◆ What to produce
Quote, line for line, the entries from the first through the one containing "const xTickValues = [0, 1, 2];". Pictures are left out.

◆ Information provided
* Start *
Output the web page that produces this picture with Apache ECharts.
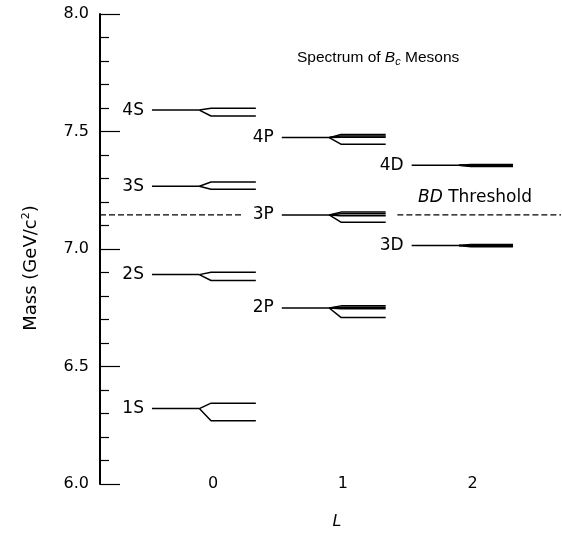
<!DOCTYPE html>
<html>
<head>
<meta charset="utf-8">
<script src="https://cdn.jsdelivr.net/npm/echarts@6/dist/echarts.min.js"></script>
<style>
html,body{margin:0;padding:0;background:#fff;}
#chart{width:562px;height:535px;}
</style>
</head>
<body>
<div id="chart"></div>
<script>
// ---- data ----
const yTicks = [6.0, 6.5, 7.0, 7.5, 8.0];
const xTickValues = [0, 1, 2];

// S-wave (L = 0)
const sLabels   = ['1S', '2S', '3S', '4S'];
const sCentroid = [6.321, 6.891, 7.267, 7.591];
const sTriplet  = [6.344, 6.901, 7.285, 7.599];
const sSinglet  = [6.269, 6.866, 7.254, 7.566];

// P-wave (L = 1)
const pLabels   = ['2P', '3P', '4P'];
const pCentroid = [6.749, 7.145, 7.474];
const pSplit = [
  [6.758, 6.752, 6.746, 6.709],
  [7.157, 7.150, 7.142, 7.114],
  [7.487, 7.481, 7.476, 7.446]
];

// D-wave (L = 2)
const dLabels   = ['3D', '4D'];
const dCentroid = [7.015, 7.356];
const dSplit = [
  [7.019, 7.016, 7.013, 7.010],
  [7.360, 7.357, 7.354, 7.351]
];

const bdThreshold = 7.145;

// ---- layout constants ----
const xMin = -0.87, xMax = 2.68;
const X_START = -0.47, X_FORK = -0.105, X_SPLIT = -0.015, X_END = 0.33, X_END_D = 0.31;
const FONT = 'DejaVu Sans';
const lineStyle = {color: '#000', width: 1.5};

const series = [];
function addLine(data, label, style) {
  series.push({
    type: 'line', symbol: 'circle', symbolSize: 0, showSymbol: true,
    silent: true, animation: false,
    itemStyle: {color: '#000'},
    lineStyle: style || lineStyle,
    z: 3,
    data: data.map((d, i) => (label && i === 0) ? {value: d, label: {
      show: true, position: 'left', distance: 8, formatter: label,
      fontFamily: FONT, fontSize: 17, color: '#000'
    }} : d)
  });
}
function addLevel(L, label, c, splits, xEnd) {
  addLine([[L + X_START, c], [L + X_FORK, c]], label);
  splits.forEach(m => {
    addLine([[L + X_FORK, c], [L + X_SPLIT, m], [L + xEnd, m]]);
  });
}
sLabels.forEach((lab, i) => addLevel(0, lab, sCentroid[i], [sTriplet[i], sSinglet[i]], X_END));
pLabels.forEach((lab, i) => addLevel(1, lab, pCentroid[i], pSplit[i], X_END));
dLabels.forEach((lab, i) => addLevel(2, lab, dCentroid[i], dSplit[i], X_END_D));

// BD threshold (dashed), interrupted around the 3P level
const dashStyle = {color: '#000', width: 1.3, type: [6, 3]};
addLine([[xMin, bdThreshold], [0.22, bdThreshold]], null, dashStyle);
addLine([[1.42, bdThreshold], [xMax, bdThreshold]], null, dashStyle);

const option = {
  backgroundColor: '#fff',
  animation: false,
  grid: {left: 100, right: 1, top: 14, bottom: 51},
  xAxis: {
    type: 'value', min: xMin, max: xMax,
    axisLine: {show: false}, axisTick: {show: false}, splitLine: {show: false},
    axisLabel: {
      customValues: xTickValues, margin: 0, verticalAlign: 'middle',
      fontFamily: FONT, fontSize: 16, color: '#000',
      formatter: v => String(v)
    },
    name: 'L', nameLocation: 'middle', nameGap: 30,
    nameTextStyle: {fontFamily: FONT, fontSize: 16, fontStyle: 'italic', color: '#000', padding: [0, 0, 0, 13]}
  },
  yAxis: {
    type: 'value', min: yTicks[0], max: yTicks[yTicks.length - 1], interval: 0.5,
    axisLine: {show: true, onZero: false, lineStyle: {color: '#000', width: 2}},
    axisTick: {show: true, inside: true, length: 20, lineStyle: {color: '#000', width: 1.2}},
    minorTick: {show: true, splitNumber: 5, length: 9, lineStyle: {color: '#000', width: 1.2}},
    splitLine: {show: false},
    axisLabel: {
      margin: 11, fontFamily: FONT, fontSize: 16, color: '#000',
      formatter: v => v.toFixed(1)
    }
  },
  graphic: [
    {
      type: 'text', x: 31, y: 268, rotation: Math.PI / 2,
      style: {
        text: '{a|Mass (GeV/c}{s|2}{a|)}',
        align: 'center', verticalAlign: 'middle',
        rich: {
          a: {fontFamily: FONT, fontSize: 18, fill: '#000'},
          s: {fontFamily: FONT, fontSize: 11, fill: '#000', verticalAlign: 'top', padding: [0, 0, 9, 0]}
        }
      }
    },
    {
      type: 'text', x: 297, y: 58,
      style: {
        text: '{a|Spectrum of }{i|B}{c|c}{a| Mesons}',
        align: 'left', verticalAlign: 'middle',
        rich: {
          a: {fontFamily: 'Liberation Sans', fontSize: 15.5, fill: '#000'},
          i: {fontFamily: 'Liberation Sans', fontSize: 15.5, fontStyle: 'italic', fill: '#000'},
          c: {fontFamily: 'Liberation Sans', fontSize: 11, fontStyle: 'italic', fill: '#000', padding: [8, 0, 0, 0]}
        }
      }
    },
    {
      type: 'text', x: 475, y: 198,
      style: {
        text: '{i|BD}{a| Threshold}',
        align: 'center', verticalAlign: 'middle',
        rich: {
          a: {fontFamily: FONT, fontSize: 17, fill: '#000'},
          i: {fontFamily: FONT, fontSize: 17, fontStyle: 'italic', fill: '#000'}
        }
      }
    }
  ],
  series: series
};

const chart = echarts.init(document.getElementById('chart'), null, {renderer: 'canvas'});
chart.setOption(option);
</script>
</body>
</html>
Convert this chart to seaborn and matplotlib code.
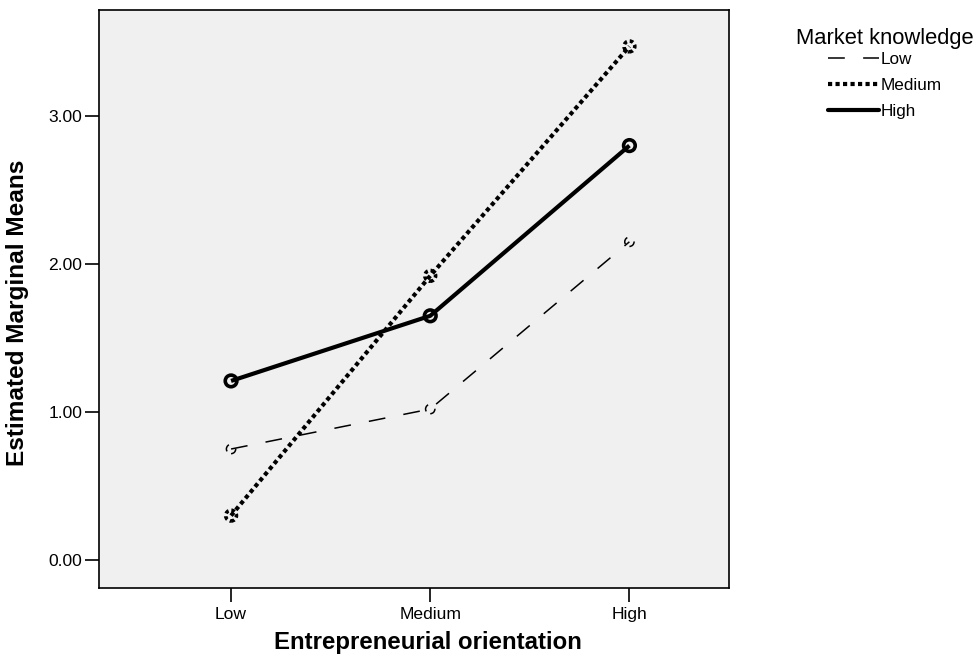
import pandas as pd
import seaborn as sns
import matplotlib.pyplot as plt

# data
orientation = ['Low', 'Medium', 'High']
knowledge = ['Low', 'Medium', 'High']
mk_low = [0.75, 1.02, 2.15]
mk_medium = [0.30, 1.92, 3.47]
mk_high = [1.21, 1.65, 2.80]

df = pd.DataFrame({
    'Entrepreneurial orientation': orientation * 3,
    'Market knowledge': ['Low'] * 3 + ['Medium'] * 3 + ['High'] * 3,
    'Estimated Marginal Means': mk_low + mk_medium + mk_high,
})

sns.set_theme(style='ticks')
plt.rcParams['font.family'] = ['Liberation Sans', 'DejaVu Sans']
plt.rcParams['text.color'] = 'black'
plt.rcParams['axes.labelcolor'] = 'black'

fig = plt.figure(figsize=(9.8, 6.66), dpi=100)
ax = fig.add_axes([99 / 980, 78 / 666, 630 / 980, 578 / 666])
ax.set_facecolor('#f0f0f0')

styles = {'Low': (11, 12), 'Medium': (1.0, 0.8), 'High': ''}
widths = {'Low': 1.1, 'Medium': 3.0, 'High': 3.0}

sns.lineplot(data=df, x='Entrepreneurial orientation', y='Estimated Marginal Means',
             hue='Market knowledge', hue_order=knowledge,
             palette=['black'] * 3, style='Market knowledge', style_order=knowledge,
             dashes=styles, markers=False, sort=False, ax=ax)

for line, k in zip(ax.get_lines()[:3], knowledge):
    line.set_linewidth(widths[k])
    line.set_solid_capstyle('butt')
    line.set_dash_capstyle('butt')

# ring markers, broken the same way as their lines
ax.scatter(range(3), mk_low, s=45, facecolors='none', edgecolors='black',
           linewidths=1.1, linestyles=(0, (5, 6)), zorder=3)
ax.scatter(range(3), mk_medium, s=60, facecolors='none', edgecolors='black',
           linewidths=2.6, linestyles=(0, (1.0, 0.8)), zorder=3)
ax.scatter(range(3), mk_high, s=70, facecolors='none', edgecolors='black',
           linewidths=2.6, zorder=3)

ax.set_xlim(-0.663, 2.5)
ax.set_ylim(-0.189, 3.716)
ax.set_yticks([0, 1, 2, 3])
ax.set_yticklabels(['0.00', '1.00', '2.00', '3.00'])
ax.tick_params(axis='both', length=10, width=1.2, labelsize=12.6, colors='black')
ax.tick_params(axis='x', pad=4)
ax.tick_params(axis='y', pad=2)

for s in ax.spines.values():
    s.set_visible(True)
    s.set_color('black')
    s.set_linewidth(1.2)

ax.set_xlabel('Entrepreneurial orientation', fontsize=17.3, fontweight='bold')
ax.set_ylabel('Estimated Marginal Means', fontsize=17.6, fontweight='bold')
ax.xaxis.set_label_coords(0.522, -0.075)
ax.yaxis.set_label_coords(-0.111, 0.476)

leg = ax.legend(title='Market knowledge', loc='upper left',
                bbox_to_anchor=(796 / 980, 1 - 28 / 666), bbox_transform=fig.transFigure,
                frameon=False, fontsize=12.3, title_fontsize=15.8, handlelength=3.0,
                handletextpad=0.1, labelspacing=0.66, borderaxespad=0, borderpad=0)
leg._legend_box.sep = 2
for h, k in zip(leg.get_lines(), knowledge):
    h.set_linewidth(widths[k])
    h.set_color('black')

fig.savefig('out.png', dpi=100)
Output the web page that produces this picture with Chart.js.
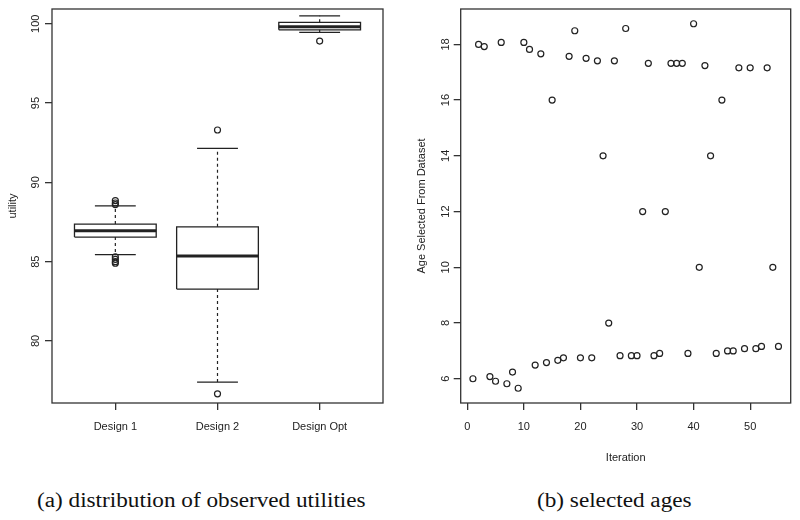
<!DOCTYPE html>
<html>
<head>
<meta charset="utf-8">
<script src="https://cdn.jsdelivr.net/npm/chart.js@4"></script>
<style>
body{margin:0;background:#fff;width:800px;height:520px;position:relative;overflow:hidden}
canvas{position:absolute;top:0}
#c1{left:0}
#c2{left:400px}
.cap{position:absolute;top:488px;font-family:"Liberation Serif",serif;font-size:20px;line-height:24px;color:#111;white-space:nowrap;transform:scaleX(1.16);transform-origin:left top}
</style>
</head>
<body>
<canvas id="c1" width="400" height="480"></canvas>
<canvas id="c2" width="400" height="480"></canvas>
<div class="cap" style="left:37px">(a) distribution of observed utilities</div>
<div class="cap" style="left:537px">(b) selected ages</div>
<script>
// (a) boxplot of utilities
var designs = ['Design 1', 'Design 2', 'Design Opt'];
var whiskLo = [85.44, 77.4, 99.46];
var q1 = [86.55, 83.27, 99.62];
var med = [86.95, 85.35, 99.81];
var q3 = [87.37, 87.2, 100.09];
var whiskHi = [88.52, 92.14, 100.5];
var outliers = [[88.6, 88.7, 88.85, 85.3, 85.15, 85.0, 84.9], [93.3, 76.67], [98.91]];
var utilTicks = [80, 85, 90, 95, 100];

// (b) selected ages per iteration
var iteration = [1, 2, 3, 4, 5, 6, 7, 8, 9, 10, 11, 12, 13, 14, 15, 16, 17, 18, 19, 20,
  21, 22, 23, 24, 25, 26, 27, 28, 29, 30, 31, 32, 33, 34, 35, 36, 37, 38, 39, 40,
  41, 42, 43, 44, 45, 46, 47, 48, 49, 50, 51, 52, 53, 54, 55];
var age = [6.0, 18.0, 17.92, 6.08, 5.91, 18.07, 5.82, 6.24, 5.66, 18.07,
  17.82, 6.49, 17.66, 6.58, 16.0, 6.66, 6.75, 17.57, 18.49, 6.75,
  17.5, 6.75, 17.41, 14.0, 8.0, 17.41, 6.83, 18.57, 6.83, 6.83,
  12.0, 17.32, 6.83, 6.91, 12.0, 17.32, 17.32, 17.32, 6.91, 18.74,
  10.0, 17.24, 14.0, 6.91, 16.0, 7.0, 7.0, 17.16, 7.08, 17.16,
  7.08, 7.16, 17.16, 10.0, 7.16];
var iterTicks = [0, 10, 20, 30, 40, 50];
var ageTicks = [6, 8, 10, 12, 14, 16, 18];

var ink = '#222';
var regular = {family: 'Liberation Sans', size: 11};
var narrow = {family: 'Liberation Sans Narrow, Liberation Sans', size: 11};

var frame = {
  id: 'frame',
  afterDraw: function(c) {
    var a = c.chartArea, ctx = c.ctx;
    ctx.save();
    ctx.strokeStyle = '#333';
    ctx.lineWidth = 1.3;
    ctx.strokeRect(a.left, a.top, a.right - a.left, a.bottom - a.top);
    ctx.restore();
  }
};

function tickGrid() {
  return {drawOnChartArea: false, drawTicks: true, tickLength: 7, color: '#333', lineWidth: 1.3};
}

function line(data, width, dash) {
  return {data: data, showLine: true, pointRadius: 0, borderColor: ink, borderWidth: width,
    borderDash: dash || [], spanGaps: false, fill: false};
}

function circles(data) {
  return {data: data, showLine: false, pointStyle: 'circle', pointRadius: 3, borderWidth: 1.2,
    pointBorderColor: ink, pointBackgroundColor: 'rgba(0,0,0,0)'};
}

// build the box parts from the arrays
var boxSets = [];
for (var i = 0; i < designs.length; i++) {
  var x = i + 1;
  boxSets.push(line([{x: x - 0.4, y: q1[i]}, {x: x + 0.4, y: q1[i]}, {x: x + 0.4, y: q3[i]},
    {x: x - 0.4, y: q3[i]}, {x: x - 0.4, y: q1[i]}], 1.3));
  boxSets.push(line([{x: x - 0.4, y: med[i]}, {x: x + 0.4, y: med[i]}], 3));
  boxSets.push(line([{x: x, y: q3[i]}, {x: x, y: whiskHi[i]}, {x: x, y: null},
    {x: x, y: q1[i]}, {x: x, y: whiskLo[i]}], 1.2, [3, 3]));
  boxSets.push(line([{x: x - 0.2, y: whiskHi[i]}, {x: x + 0.2, y: whiskHi[i]}, {x: x, y: null},
    {x: x - 0.2, y: whiskLo[i]}, {x: x + 0.2, y: whiskLo[i]}], 1.3));
  boxSets.push(circles(outliers[i].map(function(v) { return {x: x, y: v}; })));
}

new Chart(document.getElementById('c1'), {
  type: 'scatter',
  data: {datasets: boxSets},
  plugins: [frame],
  options: {
    responsive: false,
    animation: false,
    layout: {padding: {left: 0, top: 9, right: 17, bottom: 0}},
    plugins: {legend: {display: false}, tooltip: {enabled: false}},
    scales: {
      x: {
        type: 'linear', min: 0.38, max: 3.62,
        afterBuildTicks: function(s) { s.ticks = [1, 2, 3].map(function(v) { return {value: v}; }); },
        afterFit: function(s) { s.height = 77; },
        ticks: {callback: function(v) { return designs[v - 1]; }, font: narrow, color: ink,
          padding: 10, autoSkip: false, maxRotation: 0},
        grid: tickGrid(),
        border: {display: false}
      },
      y: {
        min: 76.09, max: 100.93,
        afterBuildTicks: function(s) { s.ticks = utilTicks.map(function(v) { return {value: v}; }); },
        afterFit: function(s) { s.width = 52; },
        ticks: {minRotation: 90, maxRotation: 90, crossAlign: 'center', padding: 0, font: regular,
          color: ink, autoSkip: false},
        grid: tickGrid(),
        border: {display: false},
        title: {display: true, text: 'utility', font: regular, color: ink, padding: {top: 6.4, bottom: 0}}
      }
    }
  }
});

new Chart(document.getElementById('c2'), {
  type: 'scatter',
  data: {datasets: [circles(iteration.map(function(it, k) { return {x: it, y: age[k]}; }))]},
  plugins: [frame],
  options: {
    responsive: false,
    animation: false,
    layout: {padding: {left: 0, top: 9, right: 9.3, bottom: 0}},
    plugins: {legend: {display: false}, tooltip: {enabled: false}},
    scales: {
      x: {
        type: 'linear', min: -1.16, max: 57.16,
        afterBuildTicks: function(s) { s.ticks = iterTicks.map(function(v) { return {value: v}; }); },
        afterFit: function(s) { s.height = 77; },
        ticks: {font: narrow, color: ink, padding: 10, autoSkip: false, maxRotation: 0},
        grid: tickGrid(),
        border: {display: false},
        title: {display: true, text: 'Iteration', font: narrow, color: ink, padding: {top: 0, bottom: 15.7}}
      },
      y: {
        min: 5.13, max: 19.27,
        afterBuildTicks: function(s) { s.ticks = ageTicks.map(function(v) { return {value: v}; }); },
        afterFit: function(s) { s.width = 60.7; },
        ticks: {minRotation: 90, maxRotation: 90, crossAlign: 'center', padding: 1.6, font: regular,
          color: ink, autoSkip: false},
        grid: tickGrid(),
        border: {display: false},
        title: {display: true, text: 'Age Selected From Dataset', font: regular, color: ink,
          padding: {top: 15, bottom: 0}}
      }
    }
  }
});
</script>
</body>
</html>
* End *
◆ Final answer
Output the web page that produces this picture with Apache ECharts.
<!DOCTYPE html>
<html>
<head>
<meta charset="utf-8">
<script src="https://cdn.jsdelivr.net/npm/echarts@6/dist/echarts.min.js"></script>
<style>
html,body{margin:0;padding:0;background:#fff;}
#chart{width:562px;height:535px;}
</style>
</head>
<body>
<div id="chart"></div>
<script>
// ---- data ----
const yTicks = [6.0, 6.5, 7.0, 7.5, 8.0];
const xTickValues = [0, 1, 2];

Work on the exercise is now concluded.